Meet Charmaine and Stan. She used to be a retirement home entertainer and he tested software that made self-scan checkouts seem more human. Now, after the financial crash, their married life together consists of "frantic, grit-in-the-eyes, rancid-armpit wandering". Menaced by bandits, they sleep in their car, scavenge food and sell blood to supplement the tips Charmaine earns at a bar where the main trade is sex and drugs.
So runs the set-up for Margaret Atwood's latest dystopia, set somewhere in the northeast of the United States. It's a predicament that doesn't seem all that far-fetched. Atwood points out, in passing, that Stan's brother, Conor, is a petty crook who also happens to have a roof over his head and a steady income (he thinks Stan is a "dupe of the system"). It highlights the vital premise of a plot that soon becomes harder to credit: we just need to know that Stan and Charmaine once played by the rules and lost, and now they'll try anything.
That's why they respond to an advertisement for something called the Positron Project, in the town of Consilience, which gives lucky applicants a job and a home. With caveats: not only do they have to swap occupancy every other month with an "Alternate" (someone just like them), they're obliged to spend the off-months in an on-site prison. Residents must carry out whatever tasks this corporation assigns - in Charmaine's case, administering lethal injections.
Not only are Stan and Charmaine desperate, they're too busy thinking about sex for any of their qualms to last long. Charmaine defies a ban on inter-Alternate communication to fall into the arms of Max; an invigorating but demeaning affair ensues. Stan fantasises about his own Alternate, Jasmine, after discovering her steamy note to a lover - no prizes for guessing who "Jasmine" really is.

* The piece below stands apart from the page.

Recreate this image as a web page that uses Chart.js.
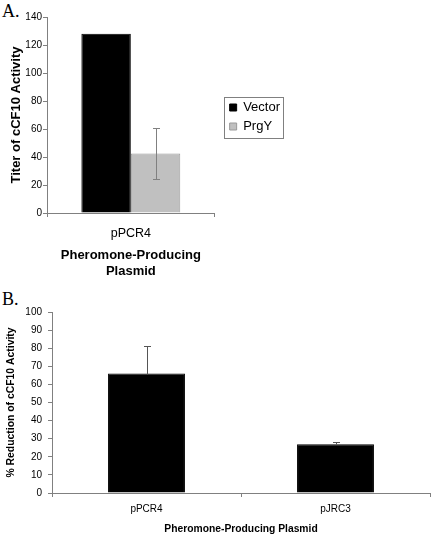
<!DOCTYPE html>
<html><head><meta charset="utf-8">
<script src="https://cdn.jsdelivr.net/npm/chart.js@4.4.1/dist/chart.umd.min.js"></script>
<style>
html,body{margin:0;padding:0;background:#fff;width:432px;height:535px;overflow:hidden;position:relative}
canvas{position:absolute;left:0}
#cA{top:0}
#cB{top:295px}
.lab{position:absolute;left:2px;font-family:'Liberation Serif','Times New Roman',serif;font-size:18px;line-height:18px;color:#000}
</style></head><body>
<div class="lab" style="top:2px">A.</div>
<div class="lab" style="top:290px">B.</div>
<canvas id="cA" width="300" height="285"></canvas>
<canvas id="cB" width="432" height="240"></canvas>
<script>
// ---------- Panel A data ----------
const panelACategories = ['pPCR4'];
const panelASeries = ['Vector', 'PrgY'];
const vectorTiter = [128];
const prgYTiter = [42.5];
const prgYTiterError = [18.5];
const panelAYTickValues = [0, 20, 40, 60, 80, 100, 120, 140];
const panelAYTitle = 'Titer of cCF10 Activity';
const panelAXTitle = ['Pheromone-Producing', 'Plasmid'];

// ---------- Panel B data ----------
const panelBCategories = ['pPCR4', 'pJRC3'];
const reductionPercent = [66, 27];
const reductionError = [15, 1.3];
const panelBYTickValues = [0, 10, 20, 30, 40, 50, 60, 70, 80, 90, 100];
const panelBYTitle = '% Reduction of cCF10 Activity';
const panelBXTitle = 'Pheromone-Producing Plasmid';

const FONT = "'Liberation Sans', Arial, Helvetica, sans-serif";
const AXIS_GRAY = '#808080';

const errorBarPlugin = {
  id: 'errorBars',
  afterDatasetsDraw(chart) {
    const ctx = chart.ctx;
    const yScale = chart.scales.y;
    chart.data.datasets.forEach((ds, di) => {
      if (!ds.errors) return;
      const meta = chart.getDatasetMeta(di);
      meta.data.forEach((bar, i) => {
        const e = ds.errors[i];
        if (e == null) return;
        const v = ds.data[i];
        const x = Math.round(bar.x) + 0.5;
        const yTop = Math.round(yScale.getPixelForValue(v + e)) + 0.5;
        const yBot = Math.round(yScale.getPixelForValue(ds.errorPlusOnly ? v : v - e)) + 0.5;
        const cap = ds.errorCapHalf || 3.5;
        ctx.save();
        ctx.strokeStyle = ds.errorColor || '#808080';
        ctx.lineWidth = 1;
        ctx.beginPath();
        ctx.moveTo(x, yTop); ctx.lineTo(x, yBot);
        ctx.moveTo(x - cap, yTop); ctx.lineTo(x + cap, yTop);
        if (!ds.errorPlusOnly) { ctx.moveTo(x - cap, yBot); ctx.lineTo(x + cap, yBot); }
        ctx.stroke();
        ctx.restore();
      });
    });
  }
};

const legendBoxPlugin = {
  id: 'legendBox',
  afterLayout(chart, args, opts) {
    const lg = chart.legend;
    if (!lg || !opts.enabled) return;
    const w = lg.width;
    lg.left = chart.chartArea.right + opts.dx;
    lg.right = lg.left + w;
    lg.top = chart.chartArea.top + opts.dy;
    lg.bottom = lg.top + 80;
  },
  afterDraw(chart, args, opts) {
    const lg = chart.legend;
    if (!lg || !opts.enabled || !lg.legendHitBoxes || !lg.legendHitBoxes.length) return;
    const hb = lg.legendHitBoxes;
    let l = Infinity, t = Infinity, r = -Infinity, b = -Infinity;
    hb.forEach(h => { l = Math.min(l, h.left); t = Math.min(t, h.top); r = Math.max(r, h.left + h.width); b = Math.max(b, h.top + h.height); });
    const ctx = chart.ctx;
    ctx.save();
    ctx.strokeStyle = AXIS_GRAY;
    ctx.lineWidth = 1;
    ctx.strokeRect(Math.round(l - 6) + 0.5, Math.round(t - 4.5) + 0.5, Math.round(r - l + 9), Math.round(b - t + 9));
    ctx.restore();
  }
};

function yScaleOpts(ticks, title, o) {
  return {
    min: ticks[0], max: ticks[ticks.length - 1],
    afterBuildTicks(scale) { scale.ticks = ticks.map(v => ({ value: v })); },
    afterFit(scale) { scale.width = o.width; },
    grid: { display: true, drawOnChartArea: false, drawTicks: true, tickLength: 4, color: AXIS_GRAY, tickColor: AXIS_GRAY },
    border: { display: true, color: AXIS_GRAY, width: 1 },
    ticks: { color: '#000', font: { family: FONT, size: o.tickSize }, padding: o.tickPad },
    title: { display: true, text: title, color: '#000', font: { family: FONT, size: o.titleSize, weight: 'bold' }, padding: { top: o.titlePad, bottom: 0 } }
  };
}

function xScaleOpts(title, o) {
  return {
    offset: true,
    afterFit(scale) { scale.height = o.height; },
    grid: { display: true, offset: true, drawOnChartArea: false, drawTicks: true, tickLength: 4, color: AXIS_GRAY, tickColor: AXIS_GRAY },
    border: { display: true, color: AXIS_GRAY, width: 1 },
    ticks: { color: '#000', font: { family: FONT, size: o.tickSize }, padding: o.tickPad, maxRotation: 0, autoSkip: false },
    title: { display: true, text: title, color: '#000', font: { family: FONT, size: o.titleSize, weight: 'bold', lineHeight: o.titleLH || 1.2 }, padding: { top: 0, bottom: o.titlePadB } }
  };
}

Chart.defaults.font.family = FONT;

new Chart(document.getElementById('cA'), {
  type: 'bar',
  data: {
    labels: panelACategories,
    datasets: [
      { label: panelASeries[0], data: vectorTiter, backgroundColor: '#000000', borderColor: '#000000', borderWidth: 1,
        categoryPercentage: 0.59, barPercentage: 1.0 },
      { label: panelASeries[1], data: prgYTiter, backgroundColor: '#c0c0c0', borderColor: '#9a9a9a', borderWidth: 1,
        categoryPercentage: 0.59, barPercentage: 1.0,
        errors: prgYTiterError, errorColor: '#808080', errorCapHalf: 3.5 }
    ]
  },
  options: {
    responsive: false, animation: false, devicePixelRatio: 1,
    layout: { padding: { top: 17, left: 0, right: 19, bottom: 0 } },
    scales: {
      x: xScaleOpts(panelAXTitle, { height: 72, tickSize: 12.5, tickPad: 9, titleSize: 13, titleLH: 1.25, titlePadB: 5 }),
      y: yScaleOpts(panelAYTickValues, panelAYTitle, { width: 47, tickSize: 10, tickPad: 1, titleSize: 13, titlePad: 9 })
    },
    plugins: {
      legend: {
        display: true, position: 'right', align: 'start',
        labels: { boxWidth: 7, boxHeight: 7, padding: 6, color: '#000', font: { family: FONT, size: 13 } }
      },
      legendBox: { enabled: true, dx: 9, dy: 78 },
      tooltip: { enabled: false }
    }
  },
  plugins: [errorBarPlugin, legendBoxPlugin]
});

new Chart(document.getElementById('cB'), {
  type: 'bar',
  data: {
    labels: panelBCategories,
    datasets: [
      { label: '% Reduction', data: reductionPercent, backgroundColor: '#000000', borderColor: '#000000', borderWidth: 1,
        categoryPercentage: 1.0, barPercentage: 0.407,
        errors: reductionError, errorPlusOnly: true, errorColor: '#555555', errorCapHalf: 3.5 }
    ]
  },
  options: {
    responsive: false, animation: false, devicePixelRatio: 1,
    layout: { padding: { top: 17, left: 0, right: 2, bottom: 0 } },
    scales: {
      x: xScaleOpts(panelBXTitle, { height: 42, tickSize: 10, tickPad: 6, titleSize: 10.3, titlePadB: 0 }),
      y: yScaleOpts(panelBYTickValues, panelBYTitle, { width: 52, tickSize: 10, tickPad: 6, titleSize: 10.4, titlePad: 5 })
    },
    plugins: {
      legend: { display: false },
      legendBox: { enabled: false },
      tooltip: { enabled: false }
    }
  },
  plugins: [errorBarPlugin, legendBoxPlugin]
});
</script>
</body></html>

Atwood's epigraphs - from Ovid, Shakespeare (A Midsummer Night's Dream) and technology blog Gizmodo - hint that her futuristic setting is a backdrop for age-old concerns about sex and desire. At first it seems that she has rigged up the stage simply for an Updikean drama of spouse swapping. But that's only where the action starts. The main part of the novel unfolds as a conspiracy yarn about how Positron and its sleazeball chief executive make their money. They might be lauded for solving the unemployment crisis - but why are they developing a range of sex-slave robots? And why are so many prisoners being put to death?